Citing the example of the Haora river that flows from the state of Tripura in India to Bramhanbaria district in Bangladesh, he said, “Due to siltation at the river’s lower part (Bangladesh), the Indian part of the river experiences huge water congestion during monsoon. The cause of the problem was known as a result of information sharing about transboundary rivers.”
In addition, joint planning for dredging in Ichamati river located on the border of India and Bangladesh is also an outcome of having the river marked as a transboundary one by the JRC. Nishat added, “To get proper information about a river system and use that for managing the river’s basin wisely, all common rivers should be identified and recognised [by the countries sharing the river].”

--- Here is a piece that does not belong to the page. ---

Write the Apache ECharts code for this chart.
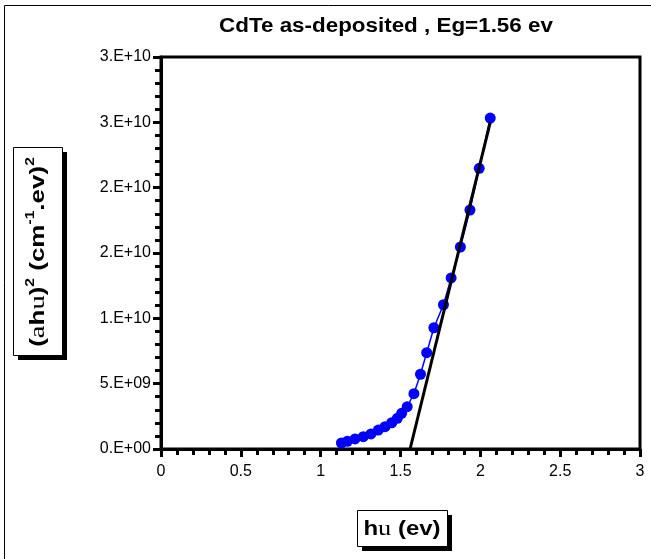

Apart from this, with data support from India, Bangladesh has improved its flood forecasting systems from five to ten days – although this is still at an experimental stage. India now shares information on water levels at eight points along the Brahmaputra, Teesta, Ganga and Barak rivers during the monsoon with Bangladesh. Two water flow measuring stations are on the Ganga, one on the Teesta, four on the Brahmaputra, and one on the Barak. All the flow counts are measured within 200 kilometres of the international border.
History of JRC and transboundary rivers
In 1951, two rivers – the Teesta and Ganga – were discussed between India and East Pakistan (which became Bangladesh in 1971). In 1952 the Brahmaputra was also brought into the discussion. A year after the independence of Bangladesh from Pakistan in 1971, India and Bangladesh set up the Joint Rivers Commission to exchange information on the river basins and cooperate over their management. Until the 1980s only three rivers were recognised as “common” rivers. In 1982 Bangladesh proposed six other rivers – the Sangu, Muhuri, Khowai, Gomti, Dharla and Dudhkumar to be formally recognised as transboundary rivers.
Slowly this number has been expanded to the current officially recognised 54 rivers.
As the lowest riparian country in the Ganga-Brahmaputra-Meghna river basin, Bangladesh gets most of the silt that rejuvenates soil fertility, but also experiences the worst of the adverse impacts – floods in the monsoon and droughts in the dry season. Riverbank erosion as well as pollution in upstream countries affects Bangladesh.
For Bangladesh the identification of transboundary rivers, and their basin wide management, is of critical importance, but it is also in the interest of the other countries, even if they are affected in less direct ways. Malik Fida hopes that they can work together to manage the challenges.